Lucifer leans in close, whispering,“You're Charlie Manson if I want you to be, Sammy.” His smile is cold as ice, it feels like all the warmth has been leached out of the room. He runs his hand lightly through the days-old stubble on Sam's cheeks. “Look, you're even growing the beard for it. And the Jesus hair. But Manson, he a was a little toad. You're so much better than he was. Tall, handsome. Great abs. A vessel fit for a king, really.”
Lucifer steps back. “You see, Sam, you think you're here and I'm down there, but that's the thing - we're connected, you and I. 'When you get to the bottom, you go back to the top of the slide, you stop and you turn and you go for a ride, till you get to the bottom and I see you agaiiinnn!”
The music swells again, loud and fast and urgent. Lucifer rocking out on air guitar, some grotesque parody of karaoke night.
“You can't run, Sam. You can't hide. You bring me with you, wherever you go. We're made for each other, remember? It's always going to be the way it was. There's only one way this story goes: I win, so - I win.”
“NO!” Sam screams, hands over his ears. He tries to stand, to face him head-on, to refute this stupid argument, but his traitorous legs won't hold him up, and he crashes to the floor.
There's a loud, discordant crash of cymbals. The Devil smiles. “They're here,” he says, all creepy song-song. “Showtime, Sammy!” He strikes a jazz-hands pose, and vanishes.
Sam can hear some confusion in the hall outside his room, someone approaching. It's the orderlies again, the one who gave him dinner, with the dark hair and the kind eyes pushing a gurney with alarming-looking bondage gear. His eyes are no longer kind: they're inky-black.
Sam, still on the floor, scrambles back against the bed, searching for a weapon, anything, a way to hold them at bay. The door to his room crashes open, and - God, fuck, he can smell them. The scent of blood pumping through their veins, sulfur-laden and rich with power. Sam is ravenous, the starvation of the last weeks catching up with him all at once like a steam-train.
The demons reach for him, grabbing his hands and feet. “This is gonna be fun, Winchester,” the lead one growls. “We're going to have ourselves a party!”
The Devil watches from the wall, and smiles. “I needed you hungry.”

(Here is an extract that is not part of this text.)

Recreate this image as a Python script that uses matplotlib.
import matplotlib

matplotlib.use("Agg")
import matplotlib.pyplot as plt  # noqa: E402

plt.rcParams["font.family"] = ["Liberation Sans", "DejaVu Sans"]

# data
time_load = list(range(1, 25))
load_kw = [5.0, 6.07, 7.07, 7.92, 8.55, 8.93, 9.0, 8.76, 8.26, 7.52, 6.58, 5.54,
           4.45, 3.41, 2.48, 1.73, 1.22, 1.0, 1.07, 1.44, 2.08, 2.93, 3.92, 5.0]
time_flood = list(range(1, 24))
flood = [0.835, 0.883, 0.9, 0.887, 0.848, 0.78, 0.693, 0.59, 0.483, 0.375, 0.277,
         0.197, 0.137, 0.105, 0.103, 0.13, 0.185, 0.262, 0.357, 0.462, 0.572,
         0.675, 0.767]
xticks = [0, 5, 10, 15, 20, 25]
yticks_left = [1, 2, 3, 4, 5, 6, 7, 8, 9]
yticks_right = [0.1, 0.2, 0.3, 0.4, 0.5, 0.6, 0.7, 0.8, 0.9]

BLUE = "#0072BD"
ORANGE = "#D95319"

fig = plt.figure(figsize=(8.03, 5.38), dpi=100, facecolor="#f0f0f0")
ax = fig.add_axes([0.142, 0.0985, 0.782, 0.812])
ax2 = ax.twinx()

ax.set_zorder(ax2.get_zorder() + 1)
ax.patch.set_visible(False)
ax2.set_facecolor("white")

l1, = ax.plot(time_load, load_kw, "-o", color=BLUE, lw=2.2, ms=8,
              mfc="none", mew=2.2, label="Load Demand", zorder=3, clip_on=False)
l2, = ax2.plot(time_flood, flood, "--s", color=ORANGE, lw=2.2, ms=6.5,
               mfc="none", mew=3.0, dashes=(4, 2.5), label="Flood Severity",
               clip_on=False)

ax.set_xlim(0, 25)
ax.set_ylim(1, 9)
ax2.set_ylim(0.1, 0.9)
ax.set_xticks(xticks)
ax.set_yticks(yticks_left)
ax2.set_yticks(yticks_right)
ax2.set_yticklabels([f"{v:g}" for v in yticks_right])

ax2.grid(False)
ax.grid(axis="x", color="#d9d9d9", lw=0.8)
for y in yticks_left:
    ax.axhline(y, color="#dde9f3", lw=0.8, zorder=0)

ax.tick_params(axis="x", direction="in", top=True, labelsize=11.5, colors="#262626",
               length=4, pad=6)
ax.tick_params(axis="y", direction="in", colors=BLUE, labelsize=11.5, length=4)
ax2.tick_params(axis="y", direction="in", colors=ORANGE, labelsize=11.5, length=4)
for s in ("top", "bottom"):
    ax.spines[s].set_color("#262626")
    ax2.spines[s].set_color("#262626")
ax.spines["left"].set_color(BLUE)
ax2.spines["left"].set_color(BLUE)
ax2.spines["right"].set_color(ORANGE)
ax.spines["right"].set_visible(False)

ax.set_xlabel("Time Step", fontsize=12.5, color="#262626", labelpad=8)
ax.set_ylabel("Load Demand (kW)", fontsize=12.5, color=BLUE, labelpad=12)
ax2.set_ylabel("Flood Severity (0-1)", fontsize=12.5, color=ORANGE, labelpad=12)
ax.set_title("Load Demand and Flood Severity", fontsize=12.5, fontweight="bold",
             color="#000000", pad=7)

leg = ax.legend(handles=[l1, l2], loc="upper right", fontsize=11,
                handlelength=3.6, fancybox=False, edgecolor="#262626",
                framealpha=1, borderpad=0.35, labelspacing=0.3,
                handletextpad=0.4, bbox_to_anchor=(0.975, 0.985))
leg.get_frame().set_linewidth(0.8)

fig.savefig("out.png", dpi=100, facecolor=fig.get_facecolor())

Sam can hear it now, the blood sluicing through the thick veins in the wrist of the demon holding him. They're bundling him on to the gurney, Sam trying to fight back but betrayed by the weakness of his body, limbs weak from exhaustion and malnourishment. His body has consumed itself in a desperate attempt to stay alive.
Sam turns his head and sinks his teeth into the demon's wrist.
Blood flows freely, like manna from heaven, and Sam drinks it greedily. He can feel the raw power seeping into him, filling all the empty spaces in his body, strength returning, blooming like a desert in the rain.
He meets Lucifer's eyes, bright with approval. Something curious happens then, a sense of dislocation, a twist in the fabric of reality. A part of Sam seems to slide free, so that he is at once lying on the floor of the hospital room, struggling with the demon-orderlies, and another is standing apart from the fray, leaning against the wall, observing, Lucifer beside him.
The Devil turns to him. “Helter-Skelter!” he says, cheerily, and steps forward.
“No!” cries Sam, the one on the wall, reaching uselessly for the Devil as he steps forward. Sam, the other one, throws off the demons, tossing them across the room like rag-dolls. Lucifer reaches him and the two merge in a moment of bright, shocking light, pouring and spilling around the room like a flash-bang grenade.
Somewhere distantly Sam can hear the sounds of struggle, gunfire and running and a voice calling his name, urgent and frantic. “Sam! SAMMY!”
The Devil straightens up in Sam's body ( am I really that tall?) and smiles, blood still smeared across his mouth.
Around them, the building trembles, as if the very fabric of reality is shivering in the cold.
“Sammy can't come to the phone right now,” he says.